In conclusion, then, demographic retributivism is a rotten argument even when presented in its best possible light. Moreover, its exponents for the most part don’t even appear to believe it themselves, instead using it as pseudo-moral camouflage for the bigoted or venal ulterior motives or pathological guilt complexes that really move them.

What Can Be Done?

First, we should avoid artificially stimulating racial envy and resentment. As seemingly permanent features of the human condition, we cannot eliminate them altogether, but we can at least remove direct incitements to them such as critical race theory in schools. As distance can diminish the effects of envy, we should also be wary of a regime of forced and micro-managed association in the name of compulsory diversification, as this makes it impossible to achieve. And, given that by far the best way to overcome envy is to have goals of one’s own, a rigorous traditional pedagogy, and meritocratic culture focused on achieving through one’s own efforts will help dispel the distraction of invidious comparisons from which ressentiment springs.

Second, we should not take too literally the accusations about slavery and colonialism constantly cast in our teeth by postcolonial and critical-race theoretic historiography. No one would care about the sins of the West’s great-great-grandfathers, real or imagined, if they were not still more successful than other parts of the world today. It is observed superiority that inspires resentment, not the wrongs of past centuries, which are at most post facto ways of rationalizing resentment. We should never forget that they are mining history selectively with this goal in mind, not presenting a balanced and dispassionate accounting of the West’s past.

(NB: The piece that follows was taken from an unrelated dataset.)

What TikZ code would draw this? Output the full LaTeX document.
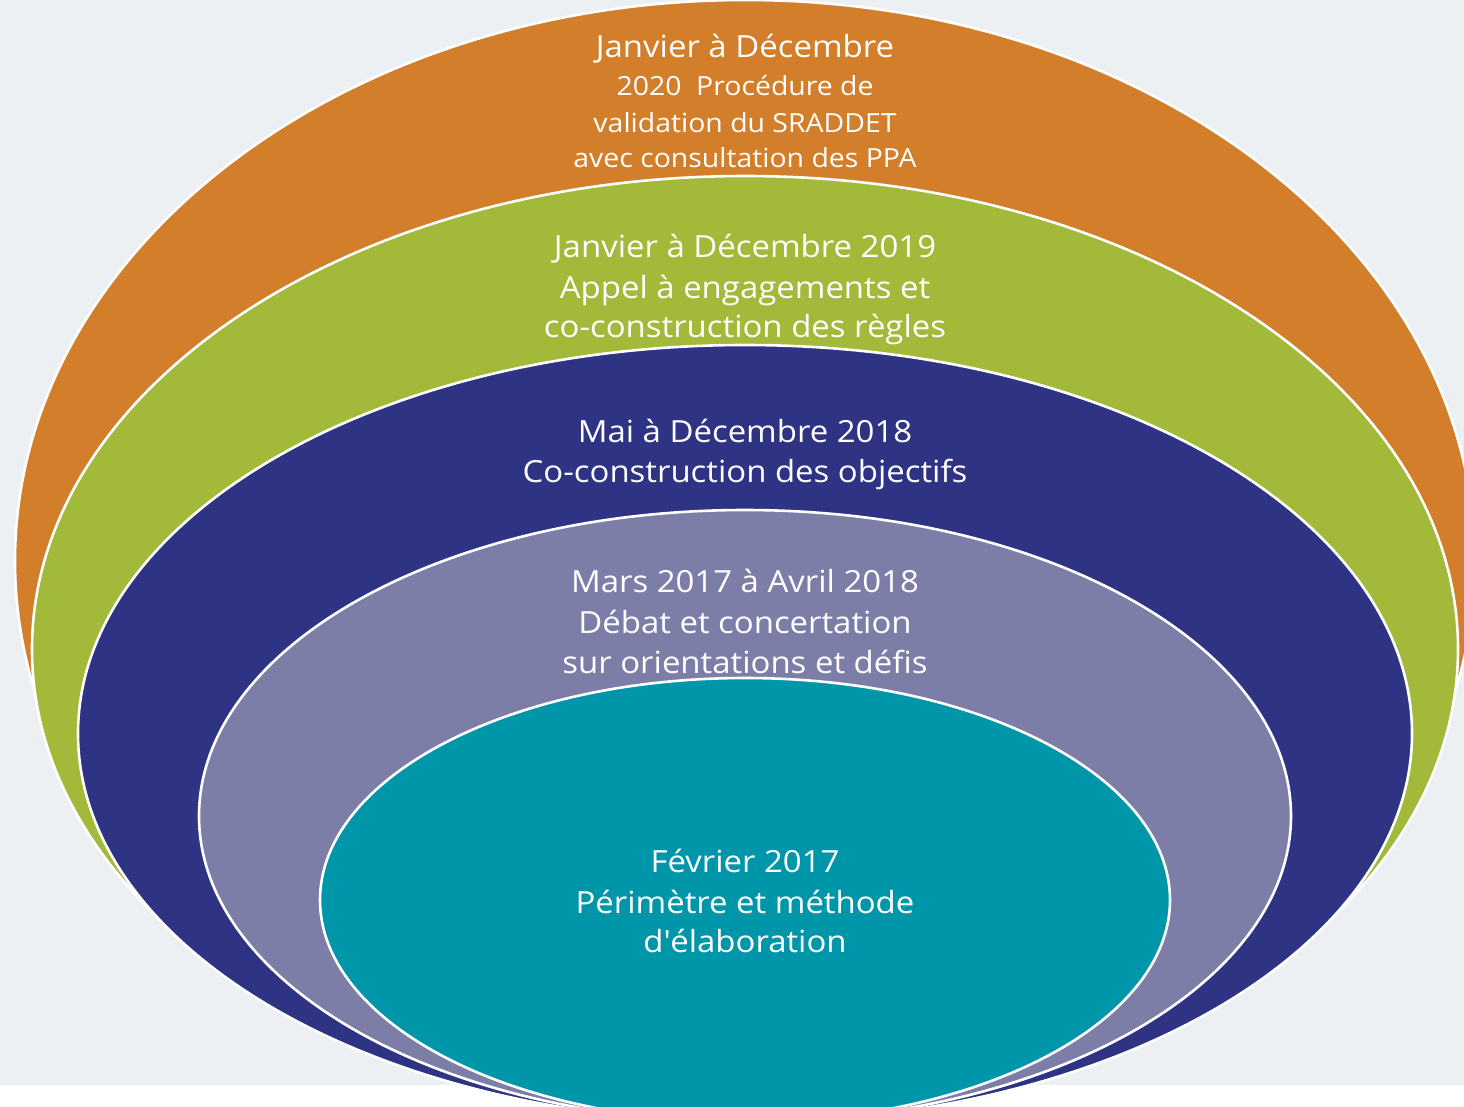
\documentclass[tikz,border=0pt]{standalone}
\usepackage{fontspec}
\setmainfont{Open Sans}[FakeStretch=1.08]
\definecolor{bgray}{HTML}{ECF0F3}
\definecolor{corange}{HTML}{D27E2A}
\definecolor{cgreen}{HTML}{A2B939}
\definecolor{cnavy}{HTML}{2E3383}
\definecolor{clav}{HTML}{7D7EA8}
\definecolor{cteal}{HTML}{0096AA}
\tikzset{
  ring/.style={draw=white, line width=2.6pt},
  lbl/.style={text=white, anchor=base, inner sep=0pt, font=\fontsize{30.5}{36}\selectfont},
  lblsmall/.style={lbl, font=\fontsize{26.3}{32}\selectfont}
}
\begin{document}
\begin{tikzpicture}[x=1pt,y=-1pt]
\useasboundingbox (0,0) rectangle (1464,1106);
\clip (0,0) rectangle (1464,1106);
\fill[bgray] (0,0) rectangle (1464,1085);
\fill[white] (0,1085) rectangle (1464,1106);
% nested ellipses, all tangent near the bottom
\filldraw[ring, fill=corange] (745,561) ellipse [x radius=730pt, y radius=561pt];
\filldraw[ring, fill=cgreen]  (745,649) ellipse [x radius=713pt, y radius=473pt];
\filldraw[ring, fill=cnavy]   (745,733.5) ellipse [x radius=667pt, y radius=388.5pt];
\filldraw[ring, fill=clav]    (745,816) ellipse [x radius=546pt, y radius=306pt];
\filldraw[ring, fill=cteal]   (745,900) ellipse [x radius=425pt, y radius=222pt];
% texts
\node[lbl] (o1) at (745,57) {Janvier à Décembre};
\node[lblsmall] (o2) at (745,95) {2020\ \ Procédure de};
\node[lblsmall] (o3) at (745,132) {validation du SRADDET};
\node[lblsmall] (o4) at (745,167) {avec consultation des PPA};
\node[lbl] (g1) at (745,257) {Janvier à Décembre 2019};
\node[lbl] (g2) at (745,298) {Appel à engagements et};
\node[lbl] (g3) at (745,337) {co-construction des règles};
\node[lbl] (n1) at (745,442) {Mai à Décembre 2018};
\node[lbl] (n2) at (745,482) {Co-construction des objectifs};
\node[lbl] (p1) at (745,592) {Mars 2017 à Avril 2018};
\node[lbl] (p2) at (745,633) {Débat et concertation};
\node[lbl] (p3) at (745,673) {sur orientations et défis};
\node[lbl] (t1) at (745,872) {Février 2017};
\node[lbl] (t2) at (745,913) {Périmètre et méthode};
\node[lbl] (t3) at (745,952) {d\textquotesingle élaboration};
\end{tikzpicture}
\end{document}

But, perhaps the most important lesson for us to learn, third and finally, is the futility of appeasement and the need for demographic prudence. Owing to the enduring power of ressentiment in human affairs, it is unlikely that those who insist on considering themselves victims will ever be persuaded by the arguments presented here, not least because this would require them to take a greater share of the responsibility for their own problems. To the extent this is true, it finally suggests that we should think long and hard about the wisdom of allowing so much immigration, so quickly, as to give the proponents of demographic retribution the political power to make their “imagined revenge” a reality. The posterity of all groups who see the West as their permanent home will thank us for our caution.

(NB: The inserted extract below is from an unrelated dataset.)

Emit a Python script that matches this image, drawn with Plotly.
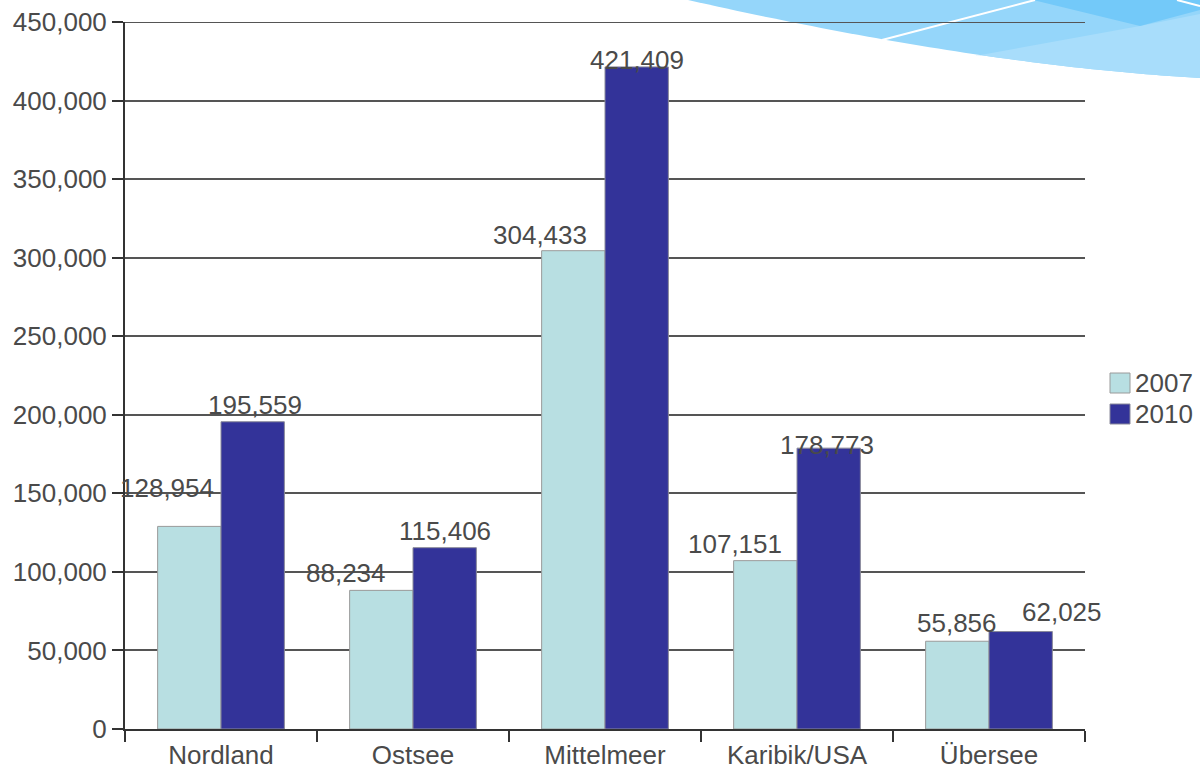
import numpy as np
import plotly.graph_objects as go

# Passenger numbers by cruise region
regions = ["Nordland", "Ostsee", "Mittelmeer", "Karibik/USA", "Übersee"]
values_2007 = [128954, 88234, 304433, 107151, 55856]
values_2010 = [195559, 115406, 421409, 178773, 62025]
series_names = ["2007", "2010"]
y_ticks = [0, 50000, 100000, 150000, 200000, 250000, 300000, 350000, 400000, 450000]

# Label nudges (pixels) so neighbouring value labels do not collide
label_dx_2007 = [-22, -35, -33, -30, 0]
label_dx_2010 = [2, 0, 0, -2, 41]
label_dy_2007 = [21, 0, -1, 0, 1]
label_dy_2010 = [0, 0, -10, -14, 3]

W, H = 1200, 779
ML, MR, MT, MB = 125, 115, 22, 50
PW, PH = W - ML - MR, H - MT - MB

FONT = "Liberation Sans, Arial, sans-serif"
FS = 26
TXT = "#4a4a4a"
GRID = "#555"
C2007 = "#b8dfe2"
C2010 = "#333399"
BAR_GAP = 0.34


def px(x, y):
    """Pixel position -> paper coordinates."""
    return (x - ML) / PW, (H - MB - y) / PH


def path(points, close=True):
    pts = [px(x, y) for x, y in points]
    d = "M " + " L ".join(f"{a:.5f},{b:.5f}" for a, b in pts)
    return d + (" Z" if close else "")


fig = go.Figure()
fig.add_trace(go.Bar(x=regions, y=values_2007, name=series_names[0],
                     marker=dict(color=C2007, line=dict(color="#9a9a9a", width=1)),
                     showlegend=False))
fig.add_trace(go.Bar(x=regions, y=values_2010, name=series_names[1],
                     marker=dict(color=C2010, line=dict(color="#8a8a9a", width=1)),
                     showlegend=False))

# Value labels above the bars
bar_w = PW / len(regions) * (1 - BAR_GAP) / 2
annotations = []
for vals, side, dxs, dys in ((values_2007, -1, label_dx_2007, label_dy_2007),
                             (values_2010, 1, label_dx_2010, label_dy_2010)):
    for cat, v, dx, dy in zip(regions, vals, dxs, dys):
        annotations.append(dict(
            x=cat, y=v, xref="x", yref="y", text=f"{v:,}", showarrow=False,
            xanchor="center", yanchor="bottom",
            xshift=side * bar_w / 2 + dx, yshift=dy,
            font=dict(family=FONT, size=FS, color=TXT)))

# Legend drawn by hand: square swatches with labels
shapes = []
for i, (name, col, line_col) in enumerate(((series_names[0], C2007, "#9a9a9a"),
                                            (series_names[1], C2010, "#8a8a9a"))):
    top = 373 + i * 31
    x0, y0 = px(1110, top)
    x1, y1 = px(1130, top + 20)
    shapes.append(dict(type="rect", xref="paper", yref="paper",
                       x0=x0, x1=x1, y0=y1, y1=y0, fillcolor=col,
                       line=dict(color=line_col, width=1)))
    tx, ty = px(1133, top + 10)
    annotations.append(dict(x=tx, y=ty, xref="paper", yref="paper", text=name,
                            showarrow=False, xanchor="left", yanchor="middle",
                            font=dict(family=FONT, size=FS, color=TXT)))

# Decorative sky-blue swoosh in the top-right corner
t = np.linspace(0, 1, 60)
p0, c, p2 = np.array([688, 0]), np.array([976, 65]), np.array([1200, 78])
curve = [tuple(((1 - s) ** 2) * p0 + 2 * (1 - s) * s * c + (s ** 2) * p2) for s in t]
shapes.append(dict(type="path", xref="paper", yref="paper", layer="below",
                   path=path(curve + [(1200, 0)]), fillcolor="#95d6fa",
                   line=dict(width=0)))
lower = [pt for pt in curve if pt[0] >= 975]
shapes.append(dict(type="path", xref="paper", yref="paper", layer="below",
                   path=path([(975, 56), (1140, 26), (1200, 14), (1200, 78)] + lower[::-1]),
                   fillcolor="#a8ddfb", line=dict(width=0)))
shapes.append(dict(type="path", xref="paper", yref="paper", layer="below",
                   path=path([(1033, 0), (1140, 26), (1200, 10), (1200, 0)]),
                   fillcolor="#73c9f9", line=dict(width=0)))
shapes.append(dict(type="path", xref="paper", yref="paper", layer="below",
                   path=path([(882, 40), (1035, 0)], close=False),
                   line=dict(color="white", width=2)))
shapes.append(dict(type="path", xref="paper", yref="paper", layer="below",
                   path=path([(1177, 0), (1200, 6)], close=False),
                   line=dict(color="white", width=2)))

# Top gridline at the upper end of the value range
shapes.append(dict(type="line", xref="paper", yref="y", layer="below",
                   x0=0, x1=1, y0=y_ticks[-1], y1=y_ticks[-1],
                   line=dict(color=GRID, width=2)))

fig.update_layout(
    width=W, height=H,
    margin=dict(l=ML, r=MR, t=MT, b=MB, pad=0, autoexpand=False),
    paper_bgcolor="white", plot_bgcolor="rgba(0,0,0,0)",
    barmode="group", bargap=BAR_GAP, bargroupgap=0,
    font=dict(family=FONT, size=FS, color=TXT),
    showlegend=False,
    annotations=annotations, shapes=shapes,
)
fig.update_xaxes(type="category", range=[-0.5, len(regions) - 0.5],
                 automargin=False,
                 showline=True, linecolor="#333", linewidth=2,
                 ticks="outside", tickson="boundaries", ticklen=11,
                 tickcolor="#333", tickwidth=2, showgrid=False,
                 ticklabelstandoff=2,
                 tickfont=dict(family=FONT, size=FS, color=TXT))
fig.update_yaxes(range=[0, y_ticks[-1]], tickvals=y_ticks, tickformat=",d",
                 automargin=False,
                 showline=True, linecolor="#333", linewidth=2,
                 ticks="outside", ticklen=11, tickcolor="#333", tickwidth=2,
                 showgrid=True, gridcolor=GRID, gridwidth=2, zeroline=False,
                 tickfont=dict(family=FONT, size=FS, color=TXT))

fig.write_html("out.html")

Lest this seem alarmist, remember finally that there is, sadly, a long tradition worldwide of successful but less numerous groups being expropriated and scapegoated by more numerous but less successful groups; Jews, Armenians, and the Chinese diaspora in south-east Asia are but a few prominent examples. Multiethnic democracies in which political power is determined by the number of people you can get out to vote, and in which voting behaviour is mostly split along ethnic lines, are particularly at risk. Whether we face a future of mass interracial score-settling against such groups or something resembling a functioning multiethnic democracy will in substantial part depend on how we deal with demands for immigration as punishment.